Я пыталась как-то объяснить NN, что чувствую какое-то странное освобождение не только от Двора Чудес, но и от себя, своего прошлого. Если бы я нашла что-то новое – тогда такое чувство было бы объяснимым, но ведь ничего нового я не нашла, только последнее прибежище утрачено (1: 352).
Эти записи были сделаны через несколько недель после прибытия в Ташкент.
Чуковской тогда показалось, что и ее друг, NN, обнаружила в себе новые жизненные силы. Тринадцатого декабря 1941 года Чуковская, как это часто бывало, нашла Ахматову в постели в холодной, запущенной комнате в писательском общежитии:
При мне встала, вымыла посуду, сама затопила печь. Меня заставляла сидеть. Сказала фразу очень злую и, в известной мере, увы! правдивую.
– Я ведь в действительности не такая беспомощная. Это больше зловредство с моей стороны (1: 350).

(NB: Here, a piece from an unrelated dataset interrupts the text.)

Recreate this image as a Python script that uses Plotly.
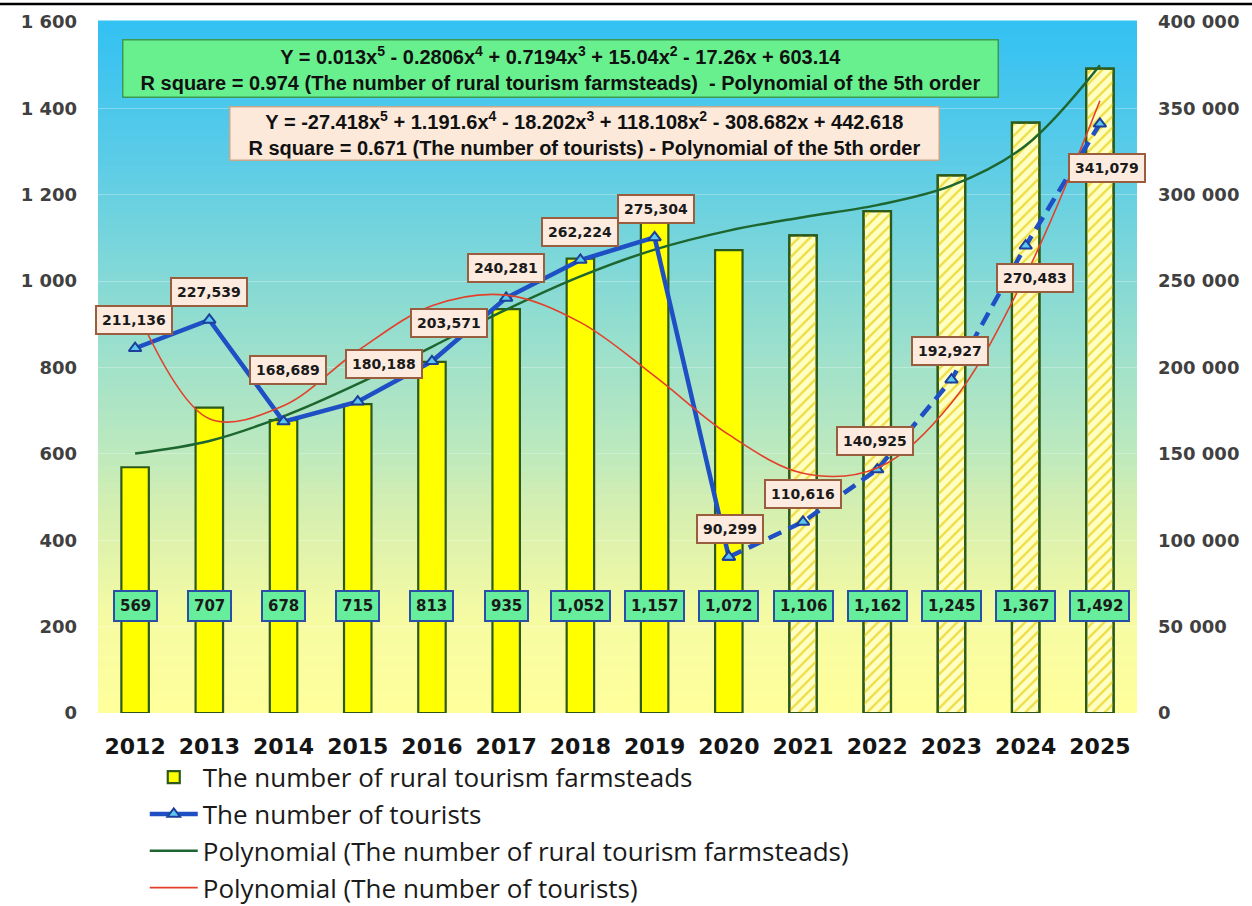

В этот момент Чуковская проявила горькую проницательность по отношению к своему кумиру: бедность, запущенность и беспомощность были не только навязаны обстоятельствами – в соответствии с этическим кодом русской интеллигенции, такая позиция была если не результатом свободного выбора, то ценностной установкой.
Другие современники также писали о чувстве освобождения, которое они испытали в начале войны, объясняя это изменением своего гражданского статуса: мучения, вызванные террором, – тайная боль, разделенная с узким кругом доверенных друзей, которые тоже были жертвами организованных репрессий со стороны государства, сменилась общенародным страданием.
Более того, и Ахматова и Чуковская были эвакуированы в глубокий тыл при активном содействии со стороны правительственных организаций. (Эвакуация как таковая была делом правительственной политики, причем члены некоторых организаций, включая Союз советских писателей, пользовались привилегиями в этом трудном процессе; даже такие преимущества, как место в особом вагоне переполненных поездов, могли быть делом жизни и смерти209.) Ахматова, которая покинула осажденный Ленинград в особом самолете, верила, что эта привилегия была делом самого высшего эшелона партийного аппарата, и находила в этом знак официальной оценки своей ценности для страны и народа.
Позади себя, в Ленинграде, они оставили голод, бомбежки и смерть. В разделе книги «За сценой» помещены свидетельства о состоянии Ахматовой в блокадном Ленинграде, до эвакуации. С началом бомбежек Пунины переехали в убежище, устроенное в подвале Эрмитажа (сотрудником которого являлся Николай Пунин), а Ахматова нашла приют в доме Союза писателей на канале Грибоедова, где – полагая, что это безопаснее, – она спала в пустовавшей каморке дворника. Гаршин ежедневно навещал ее, принося еду. Там Ахматова узнала о первой гибели в своем кругу – редактор Татьяна Гуревич (ее особенно уважали за отказ осудить арестованных коллег) была убита бомбой, упавшей на соседнее здание. Двадцать четвертого сентября 1941 года Ольга Берггольц, которая посетила Ахматову в ее импровизированном убежище, записала в дневнике:
Зашла к Ахматовой, она живет у дворника (убитого артснарядом на улице Желябова) в подвале, в темном-темном уголке прихожей, вонючем таком, совершенно достоевщицком, на досках, находящих друг на друга, – матрасишко, на краю – закутанная в платки, с ввалившимися глазами – Анна Ахматова. Сидит в кромешной тьме, даже читать не может, сидит, как в камере смертников. Плакала о Тане Гуревич (Таню все сегодня вспоминают и жалеют) и так хорошо сказала: «Я ненавижу. Я ненавижу Гитлера, я ненавижу Сталина, я ненавижу тех, кто кидает бомбы на Ленинград и на Берлин, кто ведет эту войну, позорную, страшную…» (1: 315)210.